→ **Task requirements**
Set all the material down again unchanged, without the pictures.

→ **Information shown**
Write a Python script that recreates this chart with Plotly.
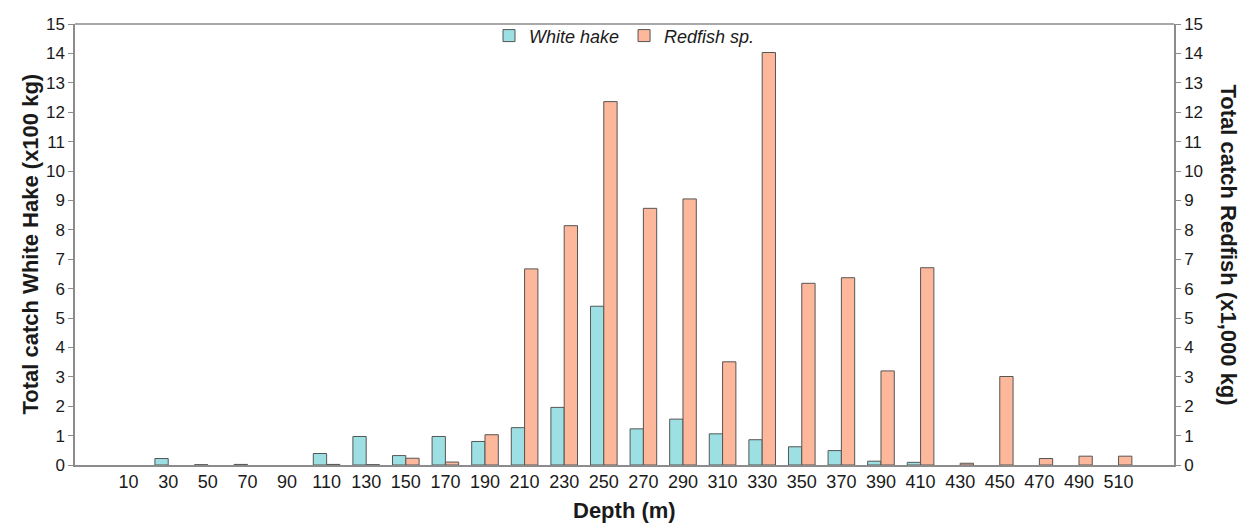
import plotly.graph_objects as go

depths = ["10", "30", "50", "70", "90", "110", "130", "150", "170", "190", "210", "230", "250",
          "270", "290", "310", "330", "350", "370", "390", "410", "430", "450", "470", "490", "510"]
white_hake = [None, 0.22, 0.01, 0.02, None, 0.39, 0.97, 0.32, 0.97, 0.80, 1.27, 1.96, 5.40,
              1.23, 1.56, 1.06, 0.86, 0.62, 0.49, 0.13, 0.09, None, None, None, None, None]
redfish = [None, None, None, None, None, 0.02, 0.01, 0.23, 0.10, 1.03, 6.67, 8.14, 12.36,
           8.73, 9.05, 3.51, 14.03, 6.18, 6.37, 3.20, 6.71, 0.06, 3.01, 0.22, 0.30, 0.30]
y_ticks = list(range(0, 16))

FONT = "Liberation Sans, Arial, sans-serif"
AXIS_COLOR = "#8c8c8c"
TEXT = "#1a1a1a"

fig = go.Figure()
fig.add_trace(go.Bar(
    x=depths, y=white_hake, name="<i>White hake</i>",
    marker=dict(color="#9ce0e4", line=dict(color="#555555", width=1)),
    width=0.336, offset=-0.336, yaxis="y",
))
fig.add_trace(go.Bar(
    x=depths, y=redfish, name="<i>Redfish sp.</i>",
    marker=dict(color="#fdb89c", line=dict(color="#555555", width=1)),
    width=0.336, offset=0, yaxis="y2",
))

fig.update_layout(
    width=1241, height=519,
    margin=dict(l=67, r=75, t=7, b=62),
    paper_bgcolor="white", plot_bgcolor="white",
    font=dict(family=FONT, color=TEXT, size=16),
    showlegend=True,
    legend=dict(orientation="h", x=0.5, xanchor="center", y=1.015, yanchor="top",
                font=dict(size=18, family=FONT), bgcolor="rgba(0,0,0,0)",
                itemwidth=30),
    xaxis=dict(
        type="category", range=[-1.354, 26.4],
        showline=True, linecolor=AXIS_COLOR, linewidth=1.5, mirror=False,
        ticks="", tickfont=dict(size=18), showgrid=False, zeroline=False,
    ),
    yaxis=dict(
        range=[0, 15], tickvals=y_ticks, showline=True, linecolor=AXIS_COLOR, linewidth=1.5,
        ticks="outside", ticklen=5, tickcolor=AXIS_COLOR, tickfont=dict(size=17),
        ticklabeloverflow="allow", showgrid=False, zeroline=False,
    ),
    yaxis2=dict(
        range=[0, 15], tickvals=y_ticks, overlaying="y", side="right",
        showline=True, linecolor=AXIS_COLOR, linewidth=1.5,
        ticks="outside", ticklen=5, tickcolor=AXIS_COLOR, tickfont=dict(size=17),
        ticklabeloverflow="allow", showgrid=False, zeroline=False,
    ),
    shapes=[dict(type="line", xref="paper", yref="paper", x0=0, x1=1, y0=1, y1=1,
                 line=dict(color=AXIS_COLOR, width=1.5))],
    annotations=[
        dict(text="<b>Total catch White Hake (x100 kg)</b>", xref="paper", yref="paper",
             x=0.0, xshift=-45, xanchor="center", y=0.5, yanchor="middle",
             textangle=-90, showarrow=False, font=dict(size=22, family=FONT, color=TEXT)),
        dict(text="<b>Total catch Redfish (x1,000 kg)</b>", xref="paper", yref="paper",
             x=1.0, xshift=54, xanchor="center", y=0.5, yanchor="middle",
             textangle=90, showarrow=False, font=dict(size=22, family=FONT, color=TEXT)),
        dict(text="<b>Depth (m)</b>", xref="paper", yref="paper",
             x=0.5, xanchor="center", y=0.0, yshift=-45, yanchor="middle",
             showarrow=False, font=dict(size=22, family=FONT, color=TEXT)),
    ],
)

fig.write_html("out.html")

→ **Answer to the problem**
Write a Python script that recreates this chart with Plotly.
import plotly.graph_objects as go

depths = ["10", "30", "50", "70", "90", "110", "130", "150", "170", "190", "210", "230", "250",
          "270", "290", "310", "330", "350", "370", "390", "410", "430", "450", "470", "490", "510"]
white_hake = [None, 0.22, 0.01, 0.02, None, 0.39, 0.97, 0.32, 0.97, 0.80, 1.27, 1.96, 5.40,
              1.23, 1.56, 1.06, 0.86, 0.62, 0.49, 0.13, 0.09, None, None, None, None, None]
redfish = [None, None, None, None, None, 0.02, 0.01, 0.23, 0.10, 1.03, 6.67, 8.14, 12.36,
           8.73, 9.05, 3.51, 14.03, 6.18, 6.37, 3.20, 6.71, 0.06, 3.01, 0.22, 0.30, 0.30]
y_ticks = list(range(0, 16))

FONT = "Liberation Sans, Arial, sans-serif"
AXIS_COLOR = "#8c8c8c"
TEXT = "#1a1a1a"

fig = go.Figure()
fig.add_trace(go.Bar(
    x=depths, y=white_hake, name="<i>White hake</i>",
    marker=dict(color="#9ce0e4", line=dict(color="#555555", width=1)),
    width=0.336, offset=-0.336, yaxis="y",
))
fig.add_trace(go.Bar(
    x=depths, y=redfish, name="<i>Redfish sp.</i>",
    marker=dict(color="#fdb89c", line=dict(color="#555555", width=1)),
    width=0.336, offset=0, yaxis="y2",
))

fig.update_layout(
    width=1241, height=519,
    margin=dict(l=67, r=75, t=7, b=62),
    paper_bgcolor="white", plot_bgcolor="white",
    font=dict(family=FONT, color=TEXT, size=16),
    showlegend=True,
    legend=dict(orientation="h", x=0.5, xanchor="center", y=1.015, yanchor="top",
                font=dict(size=18, family=FONT), bgcolor="rgba(0,0,0,0)",
                itemwidth=30),
    xaxis=dict(
        type="category", range=[-1.354, 26.4],
        showline=True, linecolor=AXIS_COLOR, linewidth=1.5, mirror=False,
        ticks="", tickfont=dict(size=18), showgrid=False, zeroline=False,
    ),
    yaxis=dict(
        range=[0, 15], tickvals=y_ticks, showline=True, linecolor=AXIS_COLOR, linewidth=1.5,
        ticks="outside", ticklen=5, tickcolor=AXIS_COLOR, tickfont=dict(size=17),
        ticklabeloverflow="allow", showgrid=False, zeroline=False,
    ),
    yaxis2=dict(
        range=[0, 15], tickvals=y_ticks, overlaying="y", side="right",
        showline=True, linecolor=AXIS_COLOR, linewidth=1.5,
        ticks="outside", ticklen=5, tickcolor=AXIS_COLOR, tickfont=dict(size=17),
        ticklabeloverflow="allow", showgrid=False, zeroline=False,
    ),
    shapes=[dict(type="line", xref="paper", yref="paper", x0=0, x1=1, y0=1, y1=1,
                 line=dict(color=AXIS_COLOR, width=1.5))],
    annotations=[
        dict(text="<b>Total catch White Hake (x100 kg)</b>", xref="paper", yref="paper",
             x=0.0, xshift=-45, xanchor="center", y=0.5, yanchor="middle",
             textangle=-90, showarrow=False, font=dict(size=22, family=FONT, color=TEXT)),
        dict(text="<b>Total catch Redfish (x1,000 kg)</b>", xref="paper", yref="paper",
             x=1.0, xshift=54, xanchor="center", y=0.5, yanchor="middle",
             textangle=90, showarrow=False, font=dict(size=22, family=FONT, color=TEXT)),
        dict(text="<b>Depth (m)</b>", xref="paper", yref="paper",
             x=0.5, xanchor="center", y=0.0, yshift=-45, yanchor="middle",
             showarrow=False, font=dict(size=22, family=FONT, color=TEXT)),
    ],
)

fig.write_html("out.html")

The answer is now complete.